30,694 people passed through the doors of the Business Design Centre in Islington last week to visit the 26th London Art Fair, the UK’s largest Fair for Modern British and contemporary art.
The figures far surpass the Fair’s previous record of 25,020 visitors in 2012, with higher footfall matched by brisk trade throughout the week.
Sarah Monk, Director of London Art Fair commented:
“We’ve enjoyed a rise in visitor figures over the past ten years, which reflects the growing interest in art, the importance of international visitors and recognition of the quality of work on offer.
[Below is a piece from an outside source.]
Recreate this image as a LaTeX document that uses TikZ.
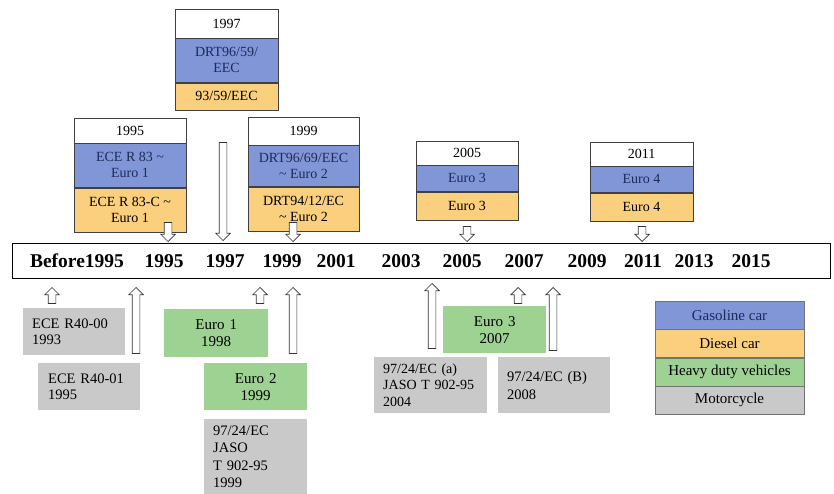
\documentclass[tikz,border=0pt]{standalone}
\usepackage{fontspec}
\setmainfont{Liberation Serif}
\usepackage{tikz}
\usetikzlibrary{positioning, shapes.arrows}
\definecolor{gasblue}{RGB}{128,150,214}
\definecolor{dieselorange}{RGB}{250,207,126}
\definecolor{hdvgreen}{RGB}{157,210,146}
\definecolor{motogray}{RGB}{201,201,201}
\definecolor{navytext}{RGB}{30,42,90}

\begin{document}
\begin{tikzpicture}[
		x=1pt, y=-1pt,
		every node/.style={font=\fontsize{14}{16}\selectfont, inner sep=0pt},
		yearhead/.style={draw=black!75, fill=white, align=center},
		gasbox/.style={draw=black!75, fill=gasblue, text=navytext, align=center},
		dieselbox/.style={draw=black!75, fill=dieselorange, align=center},
		hdvbox/.style={fill=hdvgreen, align=center, font=\fontsize{15}{17}\selectfont},
		motobox/.style={fill=motogray, align=left, font=\fontsize{14.5}{16.5}\selectfont},
		legendbox/.style={draw=black!55, minimum width=149pt, minimum height=28pt, font=\fontsize{15}{17}\selectfont},
		yearlabel/.style={font=\bfseries\fontsize{19.5}{22}\selectfont},
		blkarrow/.style={single arrow, draw=black!80, fill=white, line width=0.7pt, minimum width=14pt, inner ysep=3.5pt, inner xsep=0pt, single arrow head extend=3.5pt}
	]
	\useasboundingbox (0,0) rectangle (834,494);

	% timeline
	\node[draw=black, line width=0.9pt, minimum width=818pt, minimum height=35pt] (timeline) at (421,260.5) {};
	\foreach \lab/\xx in {Before1995/77, 1995/164, 1997/225, 1999/282, 2001/336, 2003/401, 2005/462, 2007/524, 2009/587, 2011/643, 2013/694, 2015/751}
		\node[yearlabel] (yr\lab) at (\xx,261) {\lab};

	% standards for cars, above the line
	\node[yearhead, minimum width=103pt, minimum height=29pt] (h97) at (226.5,23.5) {1997};
	\node[gasbox, below=0pt of h97, minimum width=103pt, minimum height=44pt] (g97) {DRT96/59/\\EEC};
	\node[dieselbox, below=0pt of g97, minimum width=103pt, minimum height=27pt] (d97) {93/59/EEC};

	\node[yearhead, minimum width=112pt, minimum height=25pt] (h95) at (130,130.5) {1995};
	\node[gasbox, below=0pt of h95, minimum width=112pt, minimum height=44pt] (g95) {ECE R 83 \textasciitilde\\Euro 1};
	\node[dieselbox, below=0pt of g95, minimum width=112pt, minimum height=44pt] (d95) {ECE R 83-C \textasciitilde\\Euro 1};

	\node[yearhead, minimum width=111pt, minimum height=28pt] (h99) at (303.5,131) {1999};
	\node[gasbox, below=0pt of h99, minimum width=111pt, minimum height=41pt] (g99) {DRT96/69/EEC\\\textasciitilde{} Euro 2};
	\node[dieselbox, below=0pt of g99, minimum width=111pt, minimum height=44pt] (d99) {DRT94/12/EC\\\textasciitilde{} Euro 2};

	\node[yearhead, minimum width=102pt, minimum height=24pt] (h05) at (467,153) {2005};
	\node[gasbox, below=0pt of h05, minimum width=102pt, minimum height=26pt] (g05) {Euro 3};
	\node[dieselbox, below=0pt of g05, minimum width=102pt, minimum height=28pt] (d05) {Euro 3};

	\node[yearhead, minimum width=103pt, minimum height=24pt] (h11) at (641.5,154) {2011};
	\node[gasbox, below=0pt of h11, minimum width=103pt, minimum height=26pt] (g11) {Euro 4};
	\node[dieselbox, below=0pt of g11, minimum width=103pt, minimum height=28pt] (d11) {Euro 4};

	% arrows down to the line
	\node[blkarrow, rotate=-90, minimum height=19pt, anchor=tip] (a95) at (168,242) {};
	\node[blkarrow, rotate=-90, minimum height=98pt, anchor=tip] (a97) at (223,241) {};
	\node[blkarrow, rotate=-90, minimum height=19pt, anchor=tip] (a99) at (293,242) {};
	\node[blkarrow, rotate=-90, minimum height=15pt, anchor=tip] (a05) at (467,242) {};
	\node[blkarrow, rotate=-90, minimum height=15pt, anchor=tip] (a11) at (642,242) {};

	% heavy duty vehicles and motorcycles, below the line
	\node[motobox, text width=84pt, inner xsep=9pt, minimum height=47pt, anchor=north west] (r4000) at (23,308) {ECE R40-00\\1993};
	\node[motobox, text width=82pt, inner xsep=10pt, minimum height=47pt, anchor=north west] (r4001) at (38,363) {ECE R40-01\\1995};
	\node[hdvbox, text width=104pt, minimum height=48pt, anchor=north west] (e1) at (164,309) {Euro 1\\1998};
	\node[hdvbox, text width=103pt, minimum height=47pt, anchor=north west] (e2) at (204,363) {Euro 2\\1999};
	\node[motobox, text width=85pt, inner xsep=9pt, minimum height=75pt, anchor=north west, font=\fontsize{14.5}{17.5}\selectfont] (jaso99) at (204,419) {97/24/EC\\JASO\\T 902-95\\1999};
	\node[hdvbox, text width=103pt, minimum height=47pt, anchor=north west] (e3) at (443,306) {Euro 3\\2007};
	\node[motobox, text width=95pt, inner xsep=9pt, minimum height=56pt, anchor=north west, font=\fontsize{14}{16.5}\selectfont] (ec04) at (374,357) {97/24/EC (a)\\JASO T 902-95\\2004};
	\node[motobox, text width=94pt, inner xsep=9pt, minimum height=56pt, anchor=north west, font=\fontsize{14.5}{18}\selectfont] (ec08) at (498,357) {97/24/EC (B)\\2008};

	% arrows up to the line
	\node[blkarrow, rotate=90, minimum height=16pt, anchor=tip] (u4000) at (52,287) {};
	\node[blkarrow, rotate=90, minimum height=66pt, anchor=tip] (u4001) at (136,287) {};
	\node[blkarrow, rotate=90, minimum height=16pt, anchor=tip] (ue1) at (260,287) {};
	\node[blkarrow, rotate=90, minimum height=66pt, anchor=tip] (ue2) at (293,287) {};
	\node[blkarrow, rotate=90, minimum height=65pt, anchor=tip] (uec04) at (432,283) {};
	\node[blkarrow, rotate=90, minimum height=16pt, anchor=tip] (ue3) at (518,287) {};
	\node[blkarrow, rotate=90, minimum height=63pt, anchor=tip] (uec08) at (553,287) {};

	% legend
	\node[legendbox, fill=gasblue, text=navytext] (lgas) at (729.5,315) {Gasoline car};
	\node[legendbox, fill=dieselorange, below=0pt of lgas] (ldiesel) {Diesel car};
	\node[legendbox, fill=hdvgreen, below=0pt of ldiesel] (lhdv) {Heavy duty vehicles};
	\node[legendbox, fill=motogray, below=0pt of lhdv] (lmoto) {Motorcycle};
\end{tikzpicture}
\end{document}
Galleries have reported strong sales at all price points, demonstrating an engaged and curious audience wanting to buy art, whether serious collectors or someone perhaps making their first acquisition.”
As well as visitor numbers being high sales where also reported to have been good with many galleries experiencing good volumes.
“We’ve made sales every day,” said Mayfair dealer Stephen Paisnel, “and anticipate more follow up thanks to the extent of the appreciation we’ve received”. “It’s been a fantastic week,” agreed Lucinda Bell of LAMB arts, who represents young contemporary artists from around the world. “In terms of sales and interest, it’s been our best Fair yet.” Nicholas Sharp of The Multiple Store who exhibited work by David Shrigley and Cornelia Parker commented that he was “impressed with the quality of people attending – a better percentage of quality buyers”.
Specialist in contemporary African art, Jack Bell Gallery was exhibiting for the second time. “This year’s Fair saw 70% new collectors and an upbeat atmosphere,” he reported, “our sales were constant across all artists’. Ivory Coast artist Aboudia was a star performer, with work priced up to £5,000. Jill George Gallery were celebrating their 20th year at the Fair. “It’s been very good all week,” said William Jackson from the gallery, “90% of our sales have been to new clients, that’s why we keep coming back.” They reportedly “sold something by most artists” including a large piece by Bruce McClean for around £10,000.